SUPPLIED DATA:
** Start **

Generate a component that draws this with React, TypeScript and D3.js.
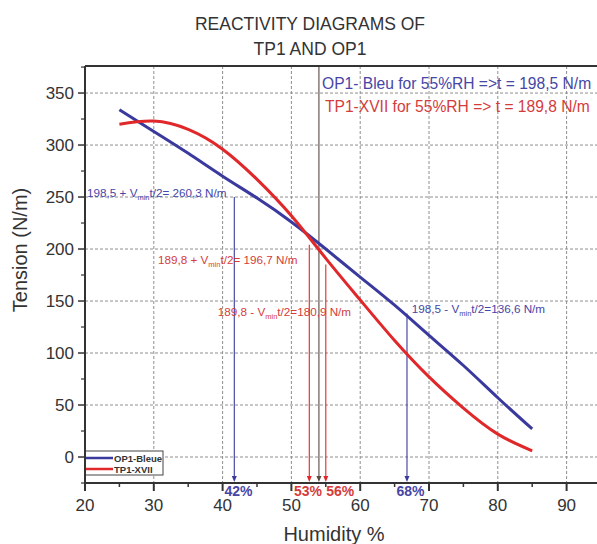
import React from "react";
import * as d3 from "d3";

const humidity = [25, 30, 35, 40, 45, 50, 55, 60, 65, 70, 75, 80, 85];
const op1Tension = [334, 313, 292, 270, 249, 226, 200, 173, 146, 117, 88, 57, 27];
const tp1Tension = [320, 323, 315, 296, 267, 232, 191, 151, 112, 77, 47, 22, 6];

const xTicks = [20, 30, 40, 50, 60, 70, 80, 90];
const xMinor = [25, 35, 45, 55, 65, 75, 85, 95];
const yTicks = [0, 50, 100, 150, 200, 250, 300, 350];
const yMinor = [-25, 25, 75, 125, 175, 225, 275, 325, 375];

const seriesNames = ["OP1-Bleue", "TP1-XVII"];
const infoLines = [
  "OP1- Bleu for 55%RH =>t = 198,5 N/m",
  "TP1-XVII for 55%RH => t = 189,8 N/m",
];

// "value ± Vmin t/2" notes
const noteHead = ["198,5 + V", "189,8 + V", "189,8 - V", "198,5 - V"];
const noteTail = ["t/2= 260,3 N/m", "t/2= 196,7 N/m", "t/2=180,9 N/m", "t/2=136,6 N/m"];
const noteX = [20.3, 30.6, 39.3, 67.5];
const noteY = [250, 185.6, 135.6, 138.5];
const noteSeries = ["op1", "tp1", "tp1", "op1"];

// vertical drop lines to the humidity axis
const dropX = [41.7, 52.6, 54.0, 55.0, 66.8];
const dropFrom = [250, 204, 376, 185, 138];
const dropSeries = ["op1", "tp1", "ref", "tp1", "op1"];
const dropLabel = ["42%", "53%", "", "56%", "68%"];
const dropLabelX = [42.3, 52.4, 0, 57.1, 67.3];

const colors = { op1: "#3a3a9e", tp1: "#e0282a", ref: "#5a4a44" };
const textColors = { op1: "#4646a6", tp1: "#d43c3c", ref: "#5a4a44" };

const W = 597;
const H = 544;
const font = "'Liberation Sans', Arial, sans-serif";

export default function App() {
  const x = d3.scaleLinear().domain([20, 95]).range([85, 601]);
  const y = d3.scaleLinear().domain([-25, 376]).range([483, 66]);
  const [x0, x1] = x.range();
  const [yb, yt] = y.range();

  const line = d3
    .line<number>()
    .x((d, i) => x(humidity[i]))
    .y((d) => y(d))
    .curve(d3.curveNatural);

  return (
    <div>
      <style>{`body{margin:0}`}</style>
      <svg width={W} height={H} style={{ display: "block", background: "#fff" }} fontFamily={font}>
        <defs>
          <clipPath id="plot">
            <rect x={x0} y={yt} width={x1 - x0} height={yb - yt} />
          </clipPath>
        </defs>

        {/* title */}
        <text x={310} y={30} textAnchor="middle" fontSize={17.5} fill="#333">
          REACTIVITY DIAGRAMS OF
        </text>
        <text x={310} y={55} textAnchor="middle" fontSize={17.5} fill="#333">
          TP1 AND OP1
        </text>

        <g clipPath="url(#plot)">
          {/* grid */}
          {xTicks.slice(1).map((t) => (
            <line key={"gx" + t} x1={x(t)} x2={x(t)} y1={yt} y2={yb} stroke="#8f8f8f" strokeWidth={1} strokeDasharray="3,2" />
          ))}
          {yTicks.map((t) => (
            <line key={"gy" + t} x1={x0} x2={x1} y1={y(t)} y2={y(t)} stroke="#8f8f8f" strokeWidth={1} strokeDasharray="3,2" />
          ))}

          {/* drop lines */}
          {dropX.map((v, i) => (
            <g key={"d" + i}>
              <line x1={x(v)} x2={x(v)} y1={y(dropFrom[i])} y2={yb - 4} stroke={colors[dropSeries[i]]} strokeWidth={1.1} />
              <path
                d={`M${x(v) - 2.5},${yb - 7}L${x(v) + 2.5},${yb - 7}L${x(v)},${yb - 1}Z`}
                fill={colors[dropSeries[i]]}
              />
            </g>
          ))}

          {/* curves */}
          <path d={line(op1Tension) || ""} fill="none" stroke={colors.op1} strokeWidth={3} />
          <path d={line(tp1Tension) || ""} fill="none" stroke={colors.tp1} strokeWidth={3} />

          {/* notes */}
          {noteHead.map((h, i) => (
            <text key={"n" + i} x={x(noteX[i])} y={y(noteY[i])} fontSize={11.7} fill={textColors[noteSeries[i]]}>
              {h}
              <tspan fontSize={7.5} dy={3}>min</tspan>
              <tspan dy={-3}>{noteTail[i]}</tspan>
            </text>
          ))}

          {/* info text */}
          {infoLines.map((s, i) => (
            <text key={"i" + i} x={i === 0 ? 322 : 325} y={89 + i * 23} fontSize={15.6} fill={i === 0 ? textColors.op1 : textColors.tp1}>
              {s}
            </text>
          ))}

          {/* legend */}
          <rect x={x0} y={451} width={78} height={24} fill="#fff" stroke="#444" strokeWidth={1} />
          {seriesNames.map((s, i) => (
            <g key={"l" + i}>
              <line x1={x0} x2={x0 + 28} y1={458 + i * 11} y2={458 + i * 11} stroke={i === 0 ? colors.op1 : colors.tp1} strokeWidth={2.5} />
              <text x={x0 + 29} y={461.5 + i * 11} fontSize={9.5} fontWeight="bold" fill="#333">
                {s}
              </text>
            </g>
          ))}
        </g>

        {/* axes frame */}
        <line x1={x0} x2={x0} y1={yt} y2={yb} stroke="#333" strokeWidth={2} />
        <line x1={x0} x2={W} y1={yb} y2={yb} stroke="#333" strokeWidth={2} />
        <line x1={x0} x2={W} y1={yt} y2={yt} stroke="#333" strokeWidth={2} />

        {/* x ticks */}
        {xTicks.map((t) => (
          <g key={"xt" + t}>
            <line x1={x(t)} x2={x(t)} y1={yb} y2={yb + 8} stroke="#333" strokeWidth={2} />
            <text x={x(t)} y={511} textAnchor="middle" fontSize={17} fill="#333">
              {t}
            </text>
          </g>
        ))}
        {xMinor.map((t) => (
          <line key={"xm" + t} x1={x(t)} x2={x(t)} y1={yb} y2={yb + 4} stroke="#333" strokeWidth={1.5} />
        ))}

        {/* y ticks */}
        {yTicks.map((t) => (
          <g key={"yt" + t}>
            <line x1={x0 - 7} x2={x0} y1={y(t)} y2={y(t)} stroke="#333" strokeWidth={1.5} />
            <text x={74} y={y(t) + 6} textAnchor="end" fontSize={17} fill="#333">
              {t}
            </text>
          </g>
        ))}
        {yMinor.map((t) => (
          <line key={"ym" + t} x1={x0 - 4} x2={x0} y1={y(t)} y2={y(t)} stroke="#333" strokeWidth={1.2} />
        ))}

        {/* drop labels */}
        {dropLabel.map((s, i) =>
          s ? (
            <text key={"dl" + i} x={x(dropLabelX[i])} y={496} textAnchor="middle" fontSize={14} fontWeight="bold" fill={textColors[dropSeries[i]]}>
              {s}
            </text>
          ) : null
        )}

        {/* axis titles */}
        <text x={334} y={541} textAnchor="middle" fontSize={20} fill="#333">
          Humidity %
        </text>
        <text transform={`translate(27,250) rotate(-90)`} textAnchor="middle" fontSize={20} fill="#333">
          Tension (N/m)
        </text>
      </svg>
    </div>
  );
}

** End **

PROBLEM: Restate only the lines running from the start of the material above through the line containing "47, 22, 6];", ends included. No pictures.

WRITTEN RESPONSE:
Generate a component that draws this with React, TypeScript and D3.js.
import React from "react";
import * as d3 from "d3";

const humidity = [25, 30, 35, 40, 45, 50, 55, 60, 65, 70, 75, 80, 85];
const op1Tension = [334, 313, 292, 270, 249, 226, 200, 173, 146, 117, 88, 57, 27];
const tp1Tension = [320, 323, 315, 296, 267, 232, 191, 151, 112, 77, 47, 22, 6];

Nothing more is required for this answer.